─── Dataset excerpts

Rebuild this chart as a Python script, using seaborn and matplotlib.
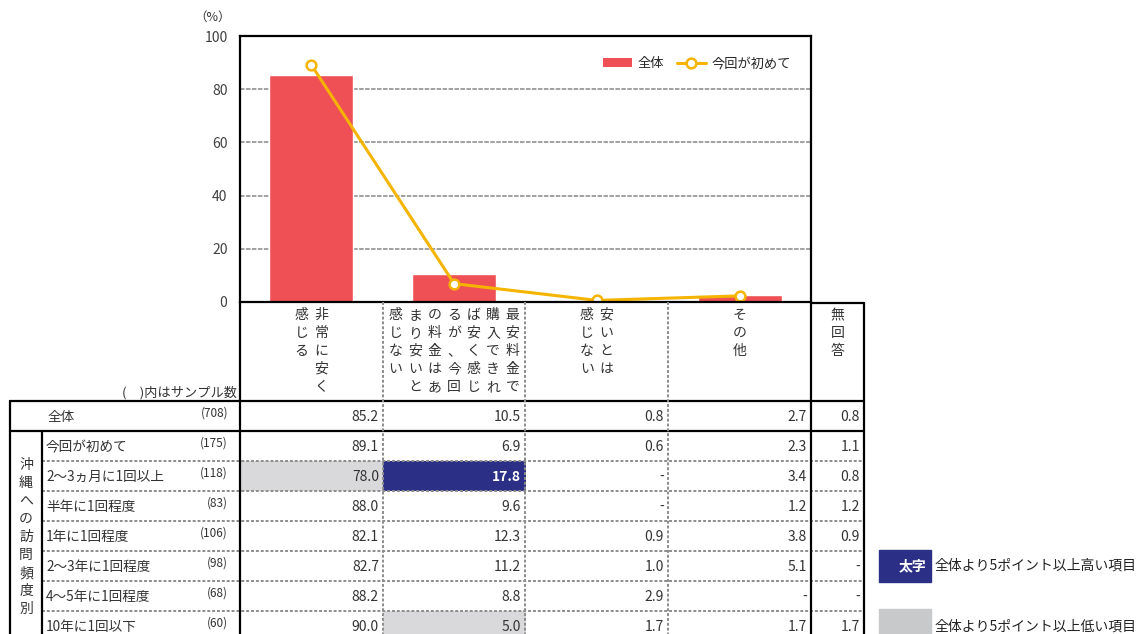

──────
─── Dataset excerpts

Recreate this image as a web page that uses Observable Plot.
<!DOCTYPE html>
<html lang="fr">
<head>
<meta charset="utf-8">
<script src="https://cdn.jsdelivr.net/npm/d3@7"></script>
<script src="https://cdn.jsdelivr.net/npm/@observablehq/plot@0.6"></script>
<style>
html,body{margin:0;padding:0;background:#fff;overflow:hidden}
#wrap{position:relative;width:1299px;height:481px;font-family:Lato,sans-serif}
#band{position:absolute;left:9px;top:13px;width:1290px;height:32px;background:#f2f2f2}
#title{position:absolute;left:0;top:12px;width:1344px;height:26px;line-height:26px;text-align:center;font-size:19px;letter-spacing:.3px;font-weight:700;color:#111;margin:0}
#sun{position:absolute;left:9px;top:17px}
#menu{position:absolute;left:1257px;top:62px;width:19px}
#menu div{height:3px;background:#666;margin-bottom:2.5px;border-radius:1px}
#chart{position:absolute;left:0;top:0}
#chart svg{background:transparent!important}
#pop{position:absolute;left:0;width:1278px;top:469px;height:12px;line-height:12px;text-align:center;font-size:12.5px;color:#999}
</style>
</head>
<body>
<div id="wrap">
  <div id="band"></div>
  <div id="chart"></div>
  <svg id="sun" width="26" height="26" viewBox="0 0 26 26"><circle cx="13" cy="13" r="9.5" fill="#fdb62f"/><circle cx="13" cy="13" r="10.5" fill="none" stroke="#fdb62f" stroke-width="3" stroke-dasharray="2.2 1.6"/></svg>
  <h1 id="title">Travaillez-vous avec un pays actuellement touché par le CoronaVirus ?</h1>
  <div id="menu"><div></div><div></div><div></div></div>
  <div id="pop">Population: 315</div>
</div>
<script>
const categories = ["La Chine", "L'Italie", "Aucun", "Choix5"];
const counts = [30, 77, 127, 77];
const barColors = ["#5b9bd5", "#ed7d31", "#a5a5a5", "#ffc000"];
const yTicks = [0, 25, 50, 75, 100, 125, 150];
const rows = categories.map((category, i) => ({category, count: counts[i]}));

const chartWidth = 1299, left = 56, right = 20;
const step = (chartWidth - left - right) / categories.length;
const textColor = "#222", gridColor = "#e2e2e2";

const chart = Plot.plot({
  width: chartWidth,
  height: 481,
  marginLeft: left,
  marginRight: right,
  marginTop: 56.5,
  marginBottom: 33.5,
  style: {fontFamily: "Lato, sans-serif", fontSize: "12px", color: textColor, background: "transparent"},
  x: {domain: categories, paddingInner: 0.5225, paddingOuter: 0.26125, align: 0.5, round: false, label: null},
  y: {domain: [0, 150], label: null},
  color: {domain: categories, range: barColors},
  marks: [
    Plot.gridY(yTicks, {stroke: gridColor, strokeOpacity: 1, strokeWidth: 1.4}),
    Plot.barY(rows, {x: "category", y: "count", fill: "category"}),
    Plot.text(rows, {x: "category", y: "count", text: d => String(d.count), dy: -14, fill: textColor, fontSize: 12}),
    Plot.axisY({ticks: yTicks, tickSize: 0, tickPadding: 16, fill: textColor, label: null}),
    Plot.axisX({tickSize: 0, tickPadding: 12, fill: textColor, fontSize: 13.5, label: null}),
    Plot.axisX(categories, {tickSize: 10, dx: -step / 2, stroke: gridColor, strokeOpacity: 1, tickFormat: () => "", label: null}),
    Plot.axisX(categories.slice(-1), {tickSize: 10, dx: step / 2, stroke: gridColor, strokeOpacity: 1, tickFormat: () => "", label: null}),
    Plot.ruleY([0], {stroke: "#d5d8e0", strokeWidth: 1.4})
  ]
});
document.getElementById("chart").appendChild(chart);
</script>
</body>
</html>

──────

→ What the task requires:
Look through the listing above. Pick out each line with "this" and copy it.

→ Task response:
Rebuild this chart as a Python script, using seaborn and matplotlib.
Recreate this image as a web page that uses Observable Plot.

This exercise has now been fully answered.